RESIDENTS today get they say on the bright new future for a Southampton estate.

Green areas, modern housing, adventure playgrounds and community spaces will soon become a reality in Townhill Park as part of the city council’s grand designs to breathe fresh life into the neighbourhood.

Now residents of Meggeson Avenue and the surrounding streets can have their say on the latest proposals when they go on public display today.

Dozens of homeowners and council tenants in the area will gather at Cutbush Children’s Centre, in Cutbush Lane, this morning to run the rule over the latest vision for their new-look estate as the groundbreaking regeneration scheme moves another step closer.

As previously reported by the Daily Echo, the ambitious £100m project to rejuvenate Meggeson Avenue and its adjoining streets was given the green light by the city’s former Tory leaders back in March 2012.

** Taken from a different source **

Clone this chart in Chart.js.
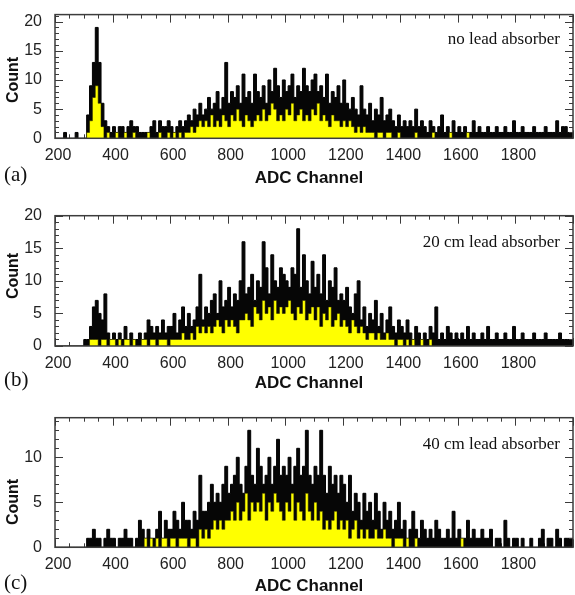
<!DOCTYPE html>
<html>
<head>
<meta charset="utf-8">
<script src="https://cdn.jsdelivr.net/npm/chart.js@4.4.1/dist/chart.umd.min.js"></script>
<style>
  html, body { margin: 0; padding: 0; background: #fff; }
  #wrap { position: relative; width: 575px; height: 595px; overflow: hidden; }
  canvas { position: absolute; left: 0; }
</style>
</head>
<body>
<div id="wrap">
  <canvas id="panelA" width="575" height="195" style="top:0px"></canvas>
  <canvas id="panelB" width="575" height="200" style="top:195px"></canvas>
  <canvas id="panelC" width="575" height="200" style="top:395px"></canvas>
</div>
<script>
// counts per 10-channel bin, from channel 200 up to 2000
const aBlack = [
  0,0,0,1,0,0,0,1,0,0, 0,4,9,13,19,13,6,3,2,1,
  2,1,2,2,1,2,3,2,2,1, 1,1,1,2,3,1,3,2,2,3,
  2,1,2,3,2,3,4,3,5,4, 6,4,5,7,5,6,8,5,7,13,
  6,8,7,9,6,11,7,8,6,11, 8,7,9,6,10,8,12,9,7,10,
  8,9,11,7,9,8,12,9,8,10, 11,8,9,7,11,6,8,7,9,6,
  10,6,5,7,5,4,9,5,4,6, 3,5,4,7,3,4,5,3,2,4,
  2,3,2,3,2,5,2,3,2,1, 3,2,1,2,4,1,2,1,3,1,
  2,1,2,1,1,3,1,2,1,1, 2,1,1,2,1,1,2,1,1,3,
  1,1,2,1,1,1,2,1,1,1, 2,1,1,1,3,1,2,2,1,1
];
const aYellow = [
  0,0,0,0,0,0,0,0,0,0, 0,1,3,7,9,6,2,0,1,0,
  0,1,0,0,1,0,0,1,0,0, 0,0,1,0,0,0,1,0,0,1,
  0,1,0,1,0,1,1,2,1,2, 3,2,3,2,4,2,3,2,4,3,
  2,4,3,5,3,2,4,3,2,3, 4,3,5,3,4,6,5,3,4,3,
  5,4,6,3,4,5,3,4,3,5, 4,6,3,4,3,2,4,3,3,2,
  3,2,3,2,1,2,1,2,1,1, 1,0,1,1,0,1,1,0,0,1,
  0,0,0,0,0,1,0,0,0,0, 0,1,0,0,0,0,0,1,0,0,
  0,0,0,1,0,0,0,0,0,0, 0,0,0,0,0,0,0,0,0,0,
  0,0,0,0,0,0,0,0,0,0, 0,0,0,0,0,0,0,0,0,0
];
const bBlack = [
  0,0,0,0,0,0,0,0,0,0, 1,1,3,6,7,5,4,8,2,1,
  2,1,2,1,3,1,2,1,1,2, 1,2,4,3,2,3,2,4,2,3,
  3,5,2,4,6,3,5,3,4,6, 11,4,6,5,7,8,5,10,6,7,
  9,6,8,7,10,16,8,9,11,7, 10,9,16,12,8,14,10,9,12,11,
  10,9,12,11,18,9,14,10,8,13, 9,11,8,14,7,10,9,12,7,8,
  7,9,6,5,8,10,4,6,3,5, 4,7,3,5,2,4,6,3,2,4,
  3,2,4,2,1,3,2,1,2,1, 3,2,6,1,2,1,3,2,1,2,
  1,2,1,3,1,2,1,1,2,1, 3,1,1,2,1,1,2,1,1,3,
  1,1,2,1,1,1,2,1,1,1, 2,1,1,1,1,2,1,1,1,1
];
const bYellow = [
  0,0,0,0,0,0,0,0,0,0, 0,0,1,1,1,0,1,1,0,1,
  1,0,1,0,1,1,0,1,0,0, 1,1,0,1,1,0,1,1,1,0,
  1,1,1,1,2,1,1,2,1,3, 2,3,2,3,2,3,4,3,2,4,
  3,4,3,2,4,4,5,4,3,6, 5,4,7,5,6,4,7,5,6,5,
  6,7,5,4,6,5,7,4,5,6, 4,6,3,5,4,6,3,4,5,3,
  4,3,2,4,3,2,3,2,1,2, 2,1,2,1,1,2,1,1,0,1,
  1,0,1,0,1,0,0,1,0,0, 1,0,0,0,0,0,0,0,0,0,
  0,0,0,0,0,0,0,0,0,0, 0,0,0,0,0,0,0,0,0,0,
  0,0,0,0,0,0,0,0,0,0, 0,0,0,0,0,0,0,0,0,0
];
const cBlack = [
  0,0,0,0,0,0,0,0,0,0, 0,1,1,2,1,1,0,1,2,1,
  1,0,1,1,2,1,1,0,1,3, 2,1,2,1,1,2,4,1,3,2,
  2,4,3,2,5,3,3,2,4,3, 8,4,4,5,7,5,6,5,7,9,
  6,7,8,10,7,6,9,13,8,7, 11,9,7,8,10,7,9,12,8,9,
  8,10,7,9,11,8,9,13,8,7, 9,8,13,8,6,9,7,8,6,8,
  7,5,8,4,6,5,3,6,4,5, 3,6,4,2,5,3,4,2,3,5,
  2,3,1,2,4,2,1,3,2,1, 2,1,3,2,1,1,2,1,4,1,
  2,1,1,3,1,2,1,1,2,1, 1,2,0,1,1,0,3,1,0,1,
  1,0,1,0,0,1,0,0,1,2, 0,1,1,0,2,1,0,1,1,1
];
const cYellow = [
  0,0,0,0,0,0,0,0,0,0, 0,0,0,0,0,0,0,0,0,0,
  0,0,0,0,0,0,0,0,0,0, 0,1,0,1,0,1,0,1,1,0,
  1,1,0,1,1,1,0,1,1,0, 2,1,2,1,2,3,2,3,2,3,
  3,4,3,5,3,4,6,3,5,4, 5,4,6,3,5,4,6,5,4,3,
  5,4,6,3,5,4,3,6,4,3, 5,3,4,2,3,2,3,4,2,3,
  2,3,1,2,3,1,2,1,2,1, 1,2,1,1,2,1,1,0,1,1,
  1,0,1,0,0,1,0,0,0,0, 0,0,0,0,0,0,0,0,0,0,
  0,1,0,0,0,0,0,0,0,0, 0,0,0,0,0,0,0,0,0,0,
  0,0,0,0,0,0,0,0,0,0, 0,0,0,0,0,0,0,0,0,0
];
const notes = ['no lead absorber', '20 cm lead absorber', '40 cm lead absorber'];
const letters = ['(a)', '(b)', '(c)'];
const yMaxes = [21.2, 20, 14.4];

const channels = aBlack.map((_, i) => 200 + 10 * i);

// left bin edges plus a closing point at 2000 for the stepped outline
function steps(counts) {
  const pts = counts.map((c, i) => ({ x: channels[i], y: c }));
  pts.push({ x: 2000, y: counts[counts.length - 1] });
  return pts;
}

const sans = '"Liberation Sans", Arial, Helvetica, sans-serif';
const serif = '"Liberation Serif", "Times New Roman", serif';

function tickMarks(chart, sides) {
  const { ctx, chartArea: a, scales: { x, y } } = chart;
  ctx.save();
  ctx.strokeStyle = '#3a3a3a';
  ctx.lineWidth = 1;
  ctx.beginPath();
  for (let v = 200; v <= 2000; v += 50) {
    const px = Math.round(x.getPixelForValue(v)) + 0.5;
    const len = v % 200 === 0 ? 8 : 4;
    if (sides.top) { ctx.moveTo(px, a.top); ctx.lineTo(px, a.top + len); }
    if (sides.bottom) { ctx.moveTo(px, a.bottom); ctx.lineTo(px, a.bottom - len); }
  }
  for (let v = 0; v <= y.max; v += 1) {
    const py = Math.round(y.getPixelForValue(v)) + 0.5;
    const len = v % 5 === 0 ? 8 : 4;
    if (sides.left) { ctx.moveTo(a.left, py); ctx.lineTo(a.left + len, py); }
    if (sides.right) { ctx.moveTo(a.right, py); ctx.lineTo(a.right - len, py); }
  }
  ctx.stroke();
  ctx.restore();
}

const histFrame = {
  id: 'histFrame',
  beforeDatasetsDraw(chart) {
    tickMarks(chart, { bottom: true });
  },
  afterDraw(chart, args, o) {
    const { ctx, chartArea: a } = chart;
    tickMarks(chart, { top: true, left: true, right: true });
    ctx.save();
    ctx.strokeStyle = '#3c3c3c';
    ctx.lineWidth = 1.5;
    ctx.strokeRect(a.left, a.top, a.right - a.left, a.bottom - a.top);

    ctx.fillStyle = '#111';
    ctx.textAlign = 'center';
    ctx.textBaseline = 'middle';
    ctx.font = 'bold 17px ' + sans;
    ctx.fillText('ADC Channel', 309, o.xTitleY);

    ctx.save();
    ctx.translate(14, o.yTitleY);
    ctx.rotate(-Math.PI / 2);
    ctx.font = 'bold 16px ' + sans;
    ctx.fillText('Count', 0, 0);
    ctx.restore();

    ctx.textAlign = 'left';
    ctx.font = '21px ' + serif;
    ctx.fillText(o.letter, 4, o.letterY);

    ctx.textAlign = 'right';
    ctx.font = '17px ' + serif;
    ctx.fillText(o.note, a.right - 13, a.top + o.noteDy);
    ctx.restore();
  }
};

const layout = [
  { id: 'panelA', h: 195, top: 8.3, bottom: 138.3, xTitleY: 178, yTitleY: 80, letterY: 175, noteDy: 25 },
  { id: 'panelB', h: 200, top: 20.7, bottom: 151, xTitleY: 188, yTitleY: 81, letterY: 185, noteDy: 26.5 },
  { id: 'panelC', h: 200, top: 22.7, bottom: 152.3, xTitleY: 191, yTitleY: 107, letterY: 188, noteDy: 27 }
];
const series = [[aBlack, aYellow], [bBlack, bYellow], [cBlack, cYellow]];

layout.forEach((p, k) => {
  const [black, yellow] = series[k];
  new Chart(document.getElementById(p.id), {
    type: 'line',
    data: {
      datasets: [
        {
          label: 'yellow',
          data: steps(yellow),
          stepped: 'before',
          fill: 'origin',
          backgroundColor: '#ffff00',
          borderColor: 'rgba(30,30,0,0.65)',
          borderWidth: 0.8,
          pointRadius: 0
        },
        {
          label: 'black',
          data: steps(black),
          stepped: 'before',
          fill: 'origin',
          backgroundColor: '#060606',
          borderColor: '#000',
          borderWidth: 1,
          pointRadius: 0
        }
      ]
    },
    options: {
      responsive: false,
      animation: false,
      devicePixelRatio: 1,
      events: [],
      layout: { padding: { top: p.top, right: 2, bottom: 0, left: 0 } },
      plugins: {
        legend: { display: false },
        tooltip: { enabled: false },
        histFrame: {
          xTitleY: p.xTitleY,
          yTitleY: p.yTitleY,
          letterY: p.letterY,
          noteDy: p.noteDy,
          letter: letters[k],
          note: notes[k]
        }
      },
      scales: {
        x: {
          type: 'linear',
          min: 200,
          max: 2000,
          offset: false,
          grid: { display: false },
          border: { display: false },
          ticks: {
            stepSize: 200,
            autoSkip: false,
            maxRotation: 0,
            padding: 0,
            labelOffset: 3,
            color: '#222',
            font: { family: sans, size: 16 },
            callback: v => (v < 2000 ? String(v) : null)
          },
          afterFit: s => { s.height = p.h - p.bottom; }
        },
        y: {
          min: 0,
          max: yMaxes[k],
          grid: { display: false },
          border: { display: false },
          ticks: {
            stepSize: 5,
            includeBounds: false,
            padding: 5,
            color: '#222',
            font: { family: sans, size: 16 }
          },
          afterFit: s => { s.width = 55; }
        }
      }
    },
    plugins: [histFrame]
  });
});
</script>
</body>
</html>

The original blueprint contained plans to demolish 428 ageing homes to make way for 675 new flats and houses, more than half of which would be “affordable”.

Further new properties were also earmarked for development on Frogs Copse to create a “central park,” while a new parade of shops, a pub or cafe and a village green were also included in the proposals.

Those plans were re-examined by Southampton’s Labour administration later that year following their election victory in May 2012, but the city’s housing supremo, Cllr Warwick Payne, pledged to “follow through” with the regeneration.

However the chairman of the council’s scrutiny committee, Cllr Jeremy Moulton, called in the decision after it was revealed that rents on 450 new council properties would almost double, sparking anger among residents. But following a fresh consultation, the wheels are now back in motion with the first phase of building work due to get under way by 2016.

Cllr Payne, the council’s Cabinet member for housing and sustainability, said: “I would encourage as many of them as possible to go along and view these latest plans to make sure they support them.

“If we are doing something right, we want to know about it so that we can push ahead with it, but at the same time if we are doing something people aren’t happy with then we can amend the plans again.”

The proposals are due to be approved in November, with the first phase of demolition and building work pencilled in for early 2015.

The artist’s impressions will be on display at Cutbush Children’s Centre between 9.30am and 12.30pm today.